Drexel Upset Bid Foiled by JMU Which Meets Elon in CAA Title Game
It was almost but not quite 2009 once more for Drexel Friday night in a Colonial Athletic Association women’s basketball tournament semifinal game at James Madison’s Convocation Center in Harrisonburg, Va.
That’s the year the Dragons took down the Dukes on JMU’s court in the conference title game to earn their only bid to the NCAA tournament.
But after a terrific first half, third-seeded Drexel’s attempt to neutralize home court disadvantage was overrun by a thunderous JMU rally as the second-seeded Dukes, the defending CAA champions, erased a 12-point deficit and went on to 76-68 victory and a spot in Saturday’s title game against top-seeded Elon.
The Phoenix (26-6) took the opener, beating fourth-seeded William & Mary 88-60 to make it to their first conference title game their third year in the league.
Though JMU (24-7) is the underdog by seed designation, make no mistake, in reality the Dukes will be the favorite in their fourth-straight title game.

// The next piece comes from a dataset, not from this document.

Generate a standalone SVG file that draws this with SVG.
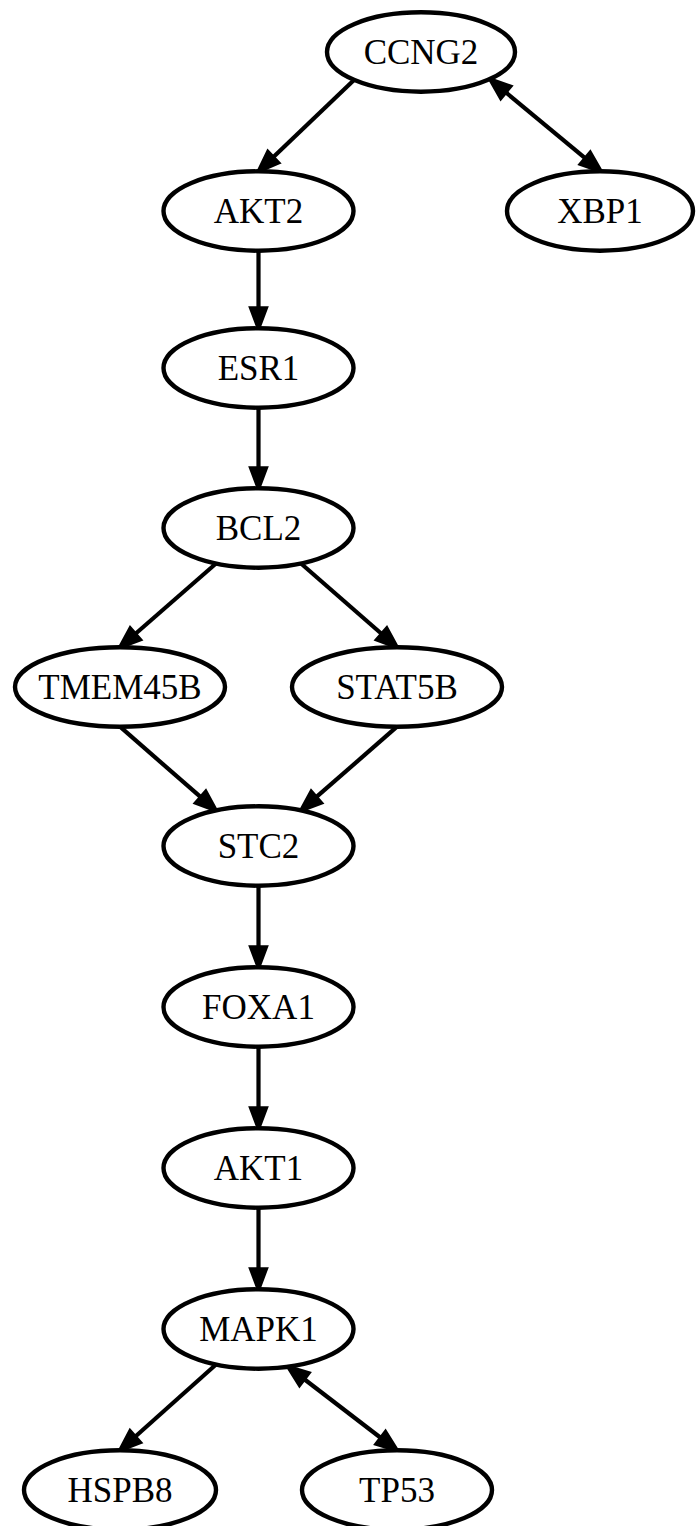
<svg xmlns="http://www.w3.org/2000/svg" width="696" height="1526" viewBox="0 0 696 1526">
<style>
.node ellipse{fill:#fff;stroke:#000;stroke-width:4.4}
.node text{font-family:"Liberation Serif","Times New Roman",serif;font-size:35px;fill:#000;text-anchor:middle}
.edge{fill:none;stroke:#000;stroke-width:4.2}
</style>
<defs>
<marker id="ah" markerUnits="userSpaceOnUse" markerWidth="30" markerHeight="24" refX="0" refY="0" viewBox="-2 -10 26 20" orient="auto">
<path d="M0,-7.5 L20,0 L0,7.5 Z" fill="#000" stroke="#000" stroke-width="2" stroke-linejoin="miter"/>
</marker>
<marker id="as" markerUnits="userSpaceOnUse" markerWidth="30" markerHeight="24" refX="0" refY="0" viewBox="-2 -10 26 20" orient="auto-start-reverse">
<path d="M0,-7.5 L20,0 L0,7.5 Z" fill="#000" stroke="#000" stroke-width="2" stroke-linejoin="miter"/>
</marker>
</defs>
<rect width="696" height="1526" fill="#fff"/>
<g id="edges">
<line class="edge" x1="354" y1="80.1" x2="273.7" y2="156.8" marker-end="url(#ah)"/>
<line class="edge" x1="506.2" y1="92.7" x2="584.8" y2="157.9" marker-start="url(#as)" marker-end="url(#ah)"/>
<line class="edge" x1="258.5" y1="250.7" x2="258.5" y2="307.3" marker-end="url(#ah)"/>
<line class="edge" x1="258.5" y1="407.7" x2="258.5" y2="467.3" marker-end="url(#ah)"/>
<line class="edge" x1="216" y1="563.5" x2="135.8" y2="633.5" marker-end="url(#ah)"/>
<line class="edge" x1="301" y1="563.5" x2="381.2" y2="633.5" marker-end="url(#ah)"/>
<line class="edge" x1="120" y1="726.7" x2="200.2" y2="796.7" marker-end="url(#ah)"/>
<line class="edge" x1="397" y1="726.7" x2="316.8" y2="796.7" marker-end="url(#ah)"/>
<line class="edge" x1="258.5" y1="885.7" x2="258.5" y2="946.3" marker-end="url(#ah)"/>
<line class="edge" x1="258.5" y1="1046.7" x2="258.5" y2="1107.3" marker-end="url(#ah)"/>
<line class="edge" x1="258.5" y1="1207.7" x2="258.5" y2="1268.3" marker-end="url(#ah)"/>
<line class="edge" x1="216" y1="1364.5" x2="135.7" y2="1436.3" marker-end="url(#ah)"/>
<line class="edge" x1="304.7" y1="1379.5" x2="380.3" y2="1437.5" marker-start="url(#as)" marker-end="url(#ah)"/>
</g>
<g id="CCNG2" class="node"><ellipse cx="421" cy="52" rx="94" ry="39.7"/><text x="421" y="63.6">CCNG2</text></g>
<g id="AKT2" class="node"><ellipse cx="258.5" cy="211" rx="95" ry="39.7"/><text x="258.5" y="222.6">AKT2</text></g>
<g id="XBP1" class="node"><ellipse cx="600" cy="211" rx="93" ry="39.7"/><text x="600" y="222.6">XBP1</text></g>
<g id="ESR1" class="node"><ellipse cx="258.5" cy="368" rx="95" ry="39.7"/><text x="258.5" y="379.6">ESR1</text></g>
<g id="BCL2" class="node"><ellipse cx="258.5" cy="528" rx="95" ry="39.7"/><text x="258.5" y="539.6">BCL2</text></g>
<g id="TMEM45B" class="node"><ellipse cx="120" cy="687" rx="105" ry="39.7"/><text x="120" y="698.6">TMEM45B</text></g>
<g id="STAT5B" class="node"><ellipse cx="397" cy="687" rx="105" ry="39.7"/><text x="397" y="698.6">STAT5B</text></g>
<g id="STC2" class="node"><ellipse cx="258.5" cy="846" rx="95" ry="39.7"/><text x="258.5" y="857.6">STC2</text></g>
<g id="FOXA1" class="node"><ellipse cx="258.5" cy="1007" rx="95" ry="39.7"/><text x="258.5" y="1018.6">FOXA1</text></g>
<g id="AKT1" class="node"><ellipse cx="258.5" cy="1168" rx="95" ry="39.7"/><text x="258.5" y="1179.6">AKT1</text></g>
<g id="MAPK1" class="node"><ellipse cx="258.5" cy="1329" rx="95" ry="39.7"/><text x="258.5" y="1340.6">MAPK1</text></g>
<g id="HSPB8" class="node"><ellipse cx="120" cy="1490" rx="96" ry="39.7"/><text x="120" y="1501.6">HSPB8</text></g>
<g id="TP53" class="node"><ellipse cx="397" cy="1490" rx="95" ry="39.7"/><text x="397" y="1501.6">TP53</text></g>
</svg>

During the season, they swept Elon and were locked into a first place tie in the standings with the Phoenix until a loss in the final week put them on a CAA bracket collision course with Drexel (21-10), which has now dropped all three games against JMU.
Dukes senior Precious Hall lived up to her name as the conference player of the year was simply precious scoring 37 points off 13-for-26 shooting from the field, including 5-of-13 three-pointers, while freshman Kamiah Smalls of Philadelhia’s Neumann-Gorretti High scored 12
Sarah Curran scored 22 for Drexel, including connecting on a near-perfect 4-for-5 on attempted three-balls, and dealt four assists. Archbishop Woods’ Bailey Greenberg, who joined Smalls, the top CAA newcomer, on the All-CAA freshman team, scored 12 and Sarah Woods scored 11.
Hall also has a previous top CAA honor but missed last season with a knee injury.
“What we did in the second half is exactly who we are,” said JMU coach Sean O’Regan, who was promoted after last season when longtime Dukes coach Kenny Brooks moved down the road to take the Virginia Tech job in the Atlantic Coast Conference.
“That was the part I really enjoyed – playing with intensity. Making the tempo our tempo and watching one of the best players in the country go to work. It was an enjoyable second half for me, but I credit Drexel. Every time we play them is an absolute dogfight.”
The CAA had held its tourney in recent seasons at the Show Place Arena in Upper Marlboro, Md., in suburban Washington. But the conference shifted back to home courts with JMU getting the nod this time, Drexel will host in the Daskalakis Athletic Center next season, and Delaware will host in 2019.
“This is once in a lifetime,” O’Reagan said. “We may never get to host again. This is once in a lifetime to get an opportunity to play in a championship game on your home floor. It’s 40 minutes on your home floor for a CAA championship.”
It’s one both teams will need to win to get to the NCAA tournament via the automatic bid that goes to the CAA winner because neither is in a strong position to land one of the 32 available at-large slots that began dwindling last weekend when the Power 5 conferences, responsible for most of the teams in the Associated Press women’s poll, played their tourneys.
The runnerup will land in the WNIT and Drexel, which claimed the title in 2013, is also likely to land in that 64-team field.
Drexel coach Denise Dillon said as much, saying she is “counting” on getting a bid. She can also count on likely landing a host site.
But for a brief moment, the Dragons seemed headed to stay on the NCAA path in the first of two big hurdles when they took a 12-point lead late in the opening half.
“Not the start we wanted,” O’Reagan said. “In the first half it was like we were there, we were playing defense, but we weren’t making them miss.”
But a 17-4 run in the second half carried the Dukes forward.
“They went on a run and we didn’t score the ball,” Curran said.
For Hall, she gets to close out the latest championship effort on her home floor.
“I think my motivation is not to let anyone celebrate on my home court. I’m going to come out even better and stronger tomorrow.”
Strong is what Elon was in Friday’s opener against William & Mary (20-11), which ousted fifth-seeded Delaware in the quarterfinals on Thursday.
It will be the Phoenix’s first title game appearance under coach Charlotte Smith, a former University of North Carolina star, and first for the program since the 2000-01 Big South finals.
“We talked about today and taking the next step for our program and making history,” Smith said. “We talked about the things that have gotten us this far, which is defense and rebounding.”
Lauren Brown topped four Elon players in double figures with 25 points, while Shay Burnett scored 20, Malaya Johnson scored 15 and Jennifer Rhodes had 12 points and 10 rebounds.
”We have players who are capable of stepping up every night and taking over a game, but we don’t have to because we have so much balance,” Smith said.
Marlena Tremba, who got in early foul trouble, got 14 points for William & Mary while Alexandra Msdquel also scored in double figures for the Tribe with 11 points.
It was William & Mary’s first semifinal in 16 seasons and the Tribe is also a strong candidate to land in the WNIT field.